Although tanker traffic through the Strait of Hormuz has improved, analysts say much of the oil currently reaching global markets has been drawn from inventories rather than newly resumed production.

Oil flows through the Strait may already have exceeded 10 million barrels per day, according to a US official cited by Bloomberg. Ole Hansen, head of commodity strategy at Saxo Bank, said that restarting production after extended shutdowns takes time.

“Assuming shipping continues to normalise, July will show an improvement, with August probably being the month where the pickup accelerates,” he said.

That gradual recovery is also a key reason OPEC+ has opted to increase quotas in steady monthly increments rather than implementing larger output hikes.

Sharp oil price fall

Oil prices have fallen sharply from the highs seen during the conflict, as markets increasingly anticipate a return to normal Gulf export flows. Nagham Hassan, Market Analyst at eToro, said the decline reflects shifting expectations as much as rising supply.

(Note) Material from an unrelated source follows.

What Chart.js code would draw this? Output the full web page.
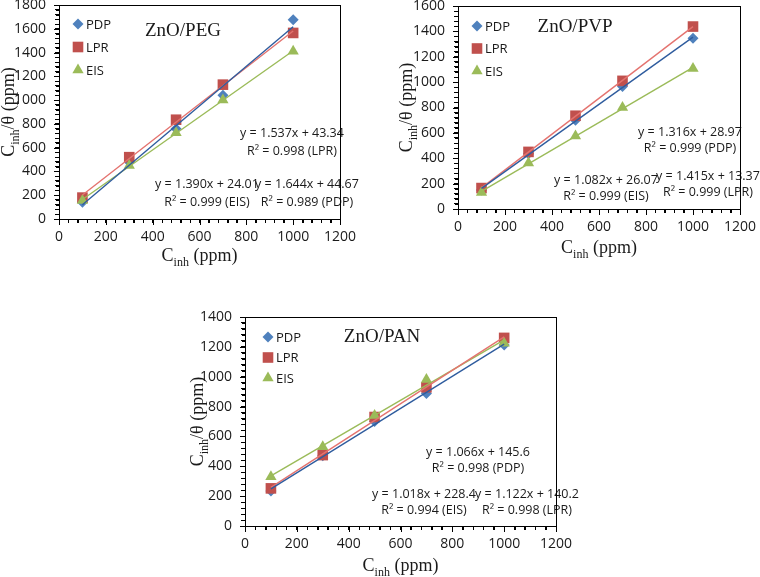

“Oil prices are driven by expectations as much as they are by physical supply,” she said, adding that the June 17 memorandum of understanding between Tehran and Washington, along with a US sanctions waiver allowing Iran to resume oil sales in US dollars, led markets to unwind much of the geopolitical risk premium previously built into crude prices.

She also noted that supply has risen faster than many investors had expected, with Russia exporting record volumes of crude and an estimated 67 million barrels of Iranian oil becoming eligible for export under the US sanctions waiver, according to Kpler estimates.

Can prices rise again?

Hassan said declining US oil inventories indicate that the physical market may still be tighter than current prices suggest.

According to the US Energy Information Administration, total US crude inventories, including the Strategic Petroleum Reserve, fell to 743.3 million barrels in the week ending June 19 — the lowest level since October 1984.

“If the market were genuinely as well supplied as current prices imply, strategic inventories would likely be stabilising or rebuilding rather than continuing to fall,” she said, adding that prices could rebound if diplomatic progress stalls or geopolitical tensions escalate again.

Improving oil markets

The additional OPEC+ supply reinforces expectations that global oil markets could become better supplied in the coming months.

Looking further ahead, analysts suggest supply growth could eventually outstrip demand. “For next year, everybody is anticipating a surplus,” said Jorge Leon, analyst at Rystad Energy.

In the near term, higher production is expected to help rebuild inventories that were depleted during the conflict.

However, once stockpiles are restored, analysts warn that continued supply growth could place renewed downward pressure on oil prices if it continues to exceed demand.

Fresh OPEC+ challenges

The group’s next major challenge may shift from restoring production to determining how output quotas are allocated among member countries.

Iraq has already requested that OPEC+ increase its production quota to account for output lost during the conflict, according to the Iraqi Oil Ministry. However, Hansen noted there is little urgency to approve the request, as Iraq’s production has not yet returned to pre-war levels.

“Iraq’s request may become part of the 2027 capacity review, where production baselines will be examined,” he said. Later this year, OPEC+ is expected to reassess members’ quotas based on updated production capacity.

Those discussions could prove contentious, with producers pushing for higher allowances even as markets face the risk of growing global oversupply.